Steve Horvath, a biostatistician at the University of California, Los Angeles, has identified the role a cellular process called methylation plays in ageing. Using methylation, data scientists are able to predict the lifespan of animals, including human beings. This prediction even has a name—the Horvath’s Clock. Horvath believes that perhaps by modifying the methylation state in human DNA, we can alter our lifespans. The epigenetic clock uses the body’s epigenome which has chemical modifications that tag DNA. The tags’ pattern changes as we age, and is used to track a person’s biological age. This biological age can be ahead or behind the chronological age. Epigenetic clocks are built by selecting groups of DNA-methylation sites in the genome. Horvath’s pioneering work has led to the development of some very accurate clocks.

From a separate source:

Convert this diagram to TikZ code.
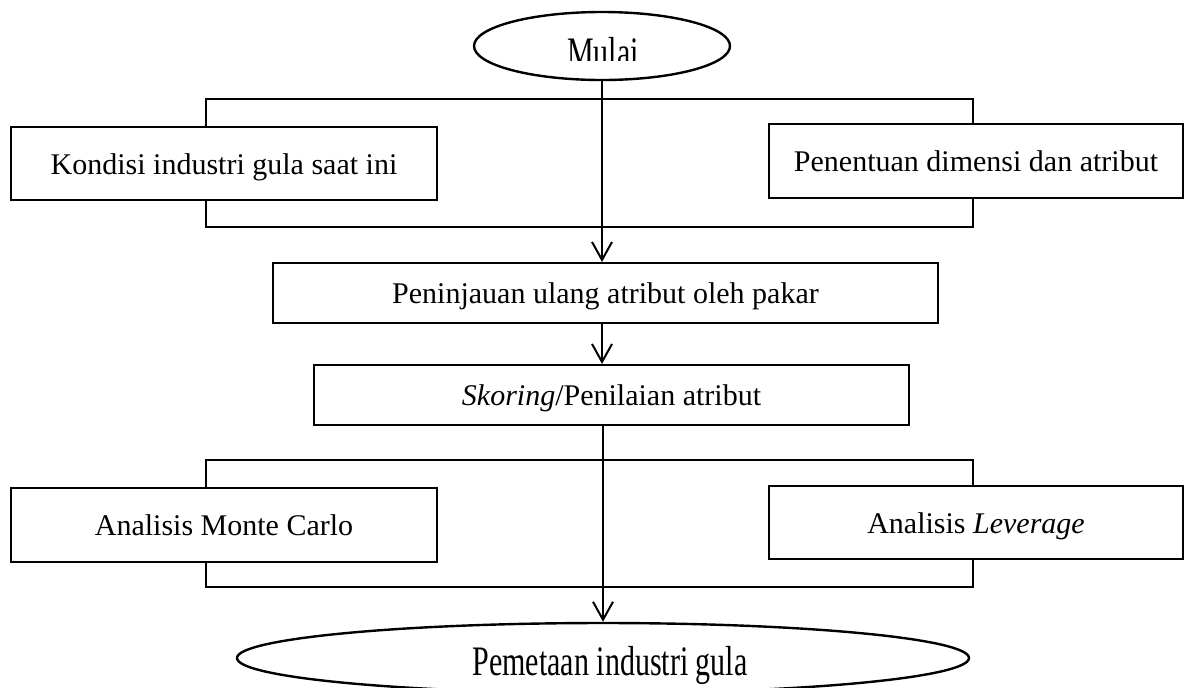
\documentclass[tikz,border=0pt]{standalone}
\usepackage{fontspec}
\setmainfont{Liberation Serif}
\usepackage{graphicx}
\usetikzlibrary{arrows.meta,shapes.geometric}
\tikzset{
  boxnode/.style={draw, line width=1pt, fill=white, inner sep=0pt, text height=12.5pt, text depth=2pt, font=\fontsize{15}{18}\selectfont},
  bracketnode/.style={draw, line width=0.9pt, inner sep=0pt},
  ovalnode/.style={draw, ellipse, line width=1.2pt, inner sep=0pt, fill=white},
  lbl/.style={inner sep=0pt, font=\fontsize{15}{18}\selectfont},
  arr/.style={line width=1pt, -{Straight Barb[length=9pt,width=10pt,line width=1pt]}},
}
\begin{document}
\begin{tikzpicture}[x=0.5pt,y=-0.5pt]
\useasboundingbox (0,0) rectangle (1192,687);
% bracket frames
\node[bracketnode, minimum width=383.5pt, minimum height=64pt] (br1) at (589.5,163) {};
\node[bracketnode, minimum width=383.5pt, minimum height=63.5pt] (br2) at (589.5,523.5) {};
% boxes
\node[boxnode, minimum width=213pt, minimum height=36.5pt] (k1) at (224,163.5) {Kondisi industri gula saat ini};
\node[boxnode, minimum width=207pt, minimum height=37pt] (p1) at (976,161) {Penentuan dimensi dan atribut};
\node[boxnode, minimum width=332.5pt, minimum height=30pt] (pen) at (605.5,293) {Peninjauan ulang atribut oleh pakar};
\node[boxnode, minimum width=297.5pt, minimum height=30pt] (sk) at (611.5,395) {\textit{Skoring}/Penilaian atribut};
\node[boxnode, minimum width=213pt, minimum height=37pt] (m1) at (224,525) {Analisis Monte Carlo};
\node[boxnode, minimum width=207pt, minimum height=36.5pt] (l1) at (976,522.5) {Analisis \textit{Leverage}};
% ellipses
\node[ovalnode, minimum width=128pt, minimum height=34pt] (mulai) at (602,46) {};
\node[ovalnode, minimum width=366pt, minimum height=35pt] (pem) at (603,658) {};
\begin{scope}
\clip (470,12) rectangle (740,60);
\node[lbl, anchor=base] (tmulai) at (603,66) {\scalebox{1}[1.4]{Mulai}};
\end{scope}
\node[lbl, anchor=base] (tpem) at (610,675) {\scalebox{1}[1.4]{Pemetaan industri gula}};
% arrows
\draw[arr] (mulai.south) -- (mulai.south |- pen.north);
\draw[arr] (pen.south -| mulai.south) -- (sk.north -| mulai.south);
\draw[arr] (sk.south -| pem.north) -- (pem.north);
\end{tikzpicture}
\end{document}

The biotechnology company, LyGenesis, is one of the dozens of start-ups that are riding the wave of investor interest in longevity and anti-aging technologies. The company’s research team is led by Eric Lagasse, Associate Professor in the Department of Pathology at the University of Pittsburgh (UPIT) and LyGenesis’ Chief Scientific Officer. His work has found that different cell types and tissues like the liver could engraft and grow within lymph nodes. This is done by using lymph nodes as bioreactors to effectively regrow functioning organs within the patient’s own body. Lagasse and his team are working on a method to inject cadaver cells into lymph nodes for growing secondary livers. In fact, in another study, published in the journal Liver Transplantation, Lagasse and his team of researchers from the University of Pittsburgh School of Medicine showed how pigs with damaged livers used their own liver cells to grow a new organ in their lymph nodes.
It’s clear that anti-aging research is at a very exciting phase. All therapies and treatments being tested may not hit the jackpot, but the overall direction in which anti-aging science and technology is heading could make this the biggest innovation in the history of humankind, one that fundamentally changes the very meaning of what it means to be human.